On Tue, 24 Jun 2003 22:58:49 GMT, Werner Cohn
> I am interested in using the USA Counties data set (new one expected later
> this year) and would like to perform a cluster analysis using substantially
> the whole data set. But this data set is very large. There are about 3000
> counties and perhaps something in the neighborhood of 2000 variables, making
> about 6 million observations.
a) That sounds like the task that someone in a science fiction
story casually tosses off to his AI . That task mainly shows that
the author knows nothing about USING statistics and hasn't thought
about what he should be asking; or, the author is showing
how VERY clever those future AI's actually are.
b) The default for cluster programs is to use the scaling that
the variable starts with. In practice, for that random
assortment of numbers, it is rather highly likely that 5 or 10
variables have huge Standard Deviations compared to all
the others. Therefore, you can drop everything except those
10 and achieve 98 or 99 percent agreement, I would
guess, with every other version of clustering that would be
based on the full 2000.
c) If you standardize the variables, then: It is a very high
likelihood that 80% or more of the variables will reflect the
size of the county, either in People or in Area; that's the
nature of public statistics and the way that we gather them.
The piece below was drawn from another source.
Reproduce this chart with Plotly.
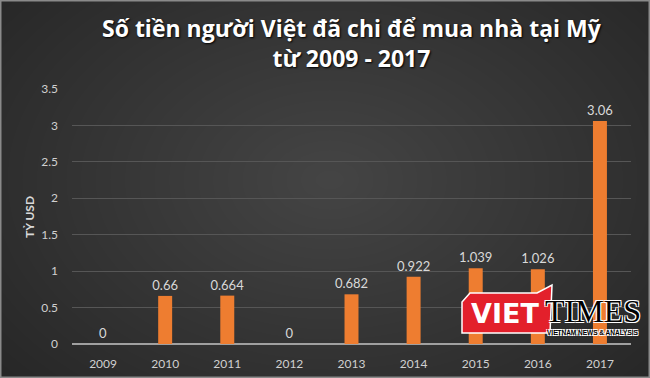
import plotly.graph_objects as go

# ---- data ----
years = ["2009", "2010", "2011", "2012", "2013", "2014", "2015", "2016", "2017"]
values = [0, 0.66, 0.664, 0, 0.682, 0.922, 1.039, 1.026, 3.06]
value_labels = ["0", "0.66", "0.664", "0", "0.682", "0.922", "1.039", "1.026", "3.06"]
y_ticks = [0, 0.5, 1, 1.5, 2, 2.5, 3, 3.5]
y_tick_labels = ["0", "0.5", "1", "1.5", "2", "2.5", "3", "3.5"]
title_text = "Số tiền người Việt đã chi để mua nhà tại Mỹ<br>từ 2009 - 2017"
y_title = "TỶ USD"

W, H = 650, 378
L, R, T, B = 72, 19, 89, 34
pw, ph = W - L - R, H - T - B


def px(x):
    return (x - L) / pw


def py(y):
    return (H - B - y) / ph


FONT = "Lato"

fig = go.Figure()
fig.add_trace(go.Bar(
    x=years, y=values,
    text=value_labels, textposition="outside", cliponaxis=False,
    constraintext="none",
    textfont=dict(family=FONT, size=13, color="#d9d9d9"),
    marker=dict(color="#EE7D30", line=dict(width=0)),
    hoverinfo="skip",
))

shapes = []
# radial-ish background gradient
n = 30
cx, cy = 330, 180
for i in range(n):
    f = 1 - i / n
    rx, ry = 440 * f, 300 * f
    shapes.append(dict(type="circle", xref="paper", yref="paper", layer="below",
                       x0=px(cx - rx), x1=px(cx + rx), y0=py(cy + ry), y1=py(cy - ry),
                       fillcolor="rgba(255,255,255,0.0075)", line=dict(width=0)))
# frame
shapes.append(dict(type="rect", xref="paper", yref="paper", layer="above",
                   x0=px(0.75), x1=px(W - 0.75), y0=py(H - 0.75), y1=py(0.75),
                   line=dict(color="#8a8a8a", width=1.5)))
# VietTimes logo red block
logo_pts = [(470, 293), (537, 293), (552, 285), (550, 333), (462, 333), (462, 302)]
path = "M " + " L ".join(f"{px(x)},{py(y)}" for x, y in logo_pts) + " Z"
shapes.append(dict(type="path", xref="paper", yref="paper", layer="above", path=path,
                   fillcolor="#E3202B", line=dict(color="white", width=1.5)))

outline = "-1px -1px 0 #fff, 1px -1px 0 #fff, -1px 1px 0 #fff, 1px 1px 0 #fff"
annotations = [
    dict(text=title_text, x=0.5, xref="paper", y=py(43), yref="paper",
         xanchor="center", yanchor="middle", showarrow=False,
         font=dict(family="Open Sans", size=23, color="white", weight="bold",
                   shadow="1px 1px 2px #000")),
    dict(text="<b>" + y_title + "</b>", x=px(29), xref="paper", y=py(217), yref="paper",
         textangle=-90, showarrow=False, xanchor="center", yanchor="middle",
         font=dict(family=FONT, size=12, color="#d9d9d9")),
    dict(text="<b>VIET</b>", x=px(505), xref="paper", y=py(313), yref="paper",
         showarrow=False, xanchor="center", yanchor="middle",
         font=dict(family="DejaVu Sans", size=27, color="white")),
    dict(text="TIMES", x=px(593), xref="paper", y=py(311), yref="paper",
         showarrow=False, xanchor="center", yanchor="middle",
         font=dict(family="Liberation Serif", size=32, color="black", shadow=outline)),
    dict(text="<b>VIETNAM NEWS & ANALYSIS</b>", x=px(593), xref="paper", y=py(332), yref="paper",
         showarrow=False, xanchor="center", yanchor="middle",
         font=dict(family="Liberation Sans", size=6.5, color="black", shadow=outline)),
]

fig.update_layout(
    width=W, height=H,
    margin=dict(l=L, r=R, t=T, b=B, pad=0, autoexpand=False),
    paper_bgcolor="#262626", plot_bgcolor="rgba(0,0,0,0)",
    showlegend=False, bargap=0.775,
    shapes=shapes, annotations=annotations,
    font=dict(family=FONT, color="#d0d0d0", size=12),
)
fig.update_xaxes(
    type="category", showgrid=False, showline=False, zeroline=False,
    ticks="", ticklabelstandoff=11, automargin=False,
    tickfont=dict(family=FONT, size=12, color="#d0d0d0"),
)
fig.update_yaxes(
    range=[0, 3.5], tickvals=y_ticks, ticktext=y_tick_labels,
    showgrid=True, gridcolor="#565656", gridwidth=1,
    zeroline=True, zerolinecolor="#a0a0a0", zerolinewidth=2,
    showline=False, ticks="", ticklabelstandoff=13, automargin=False,
    tickfont=dict(family=FONT, size=12, color="#d0d0d0"),
)

fig.write_html(
    "out.html",
    config={"displayModeBar": False},
    post_script="document.body.style.margin='0';document.body.style.overflow='hidden';",
)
So, you can take your raw area and raw count, and
form clusters out of them, up to whatever size that you
want -- and that will be something that will achieve very
high agreement with whatever someone else invents,
starting with the same data.
d) I think that the time required for full clustering increases
with the cube of the p-variables, square of the N-cases.
Is there any excuse to use more than 30 variables?
e) Find the FAQs by Warren Sarle. Part of what he has
on clustering is in my own stat-FAQ.
[ snip ]
"Taxes are the price we pay for civilization." Justice Holmes.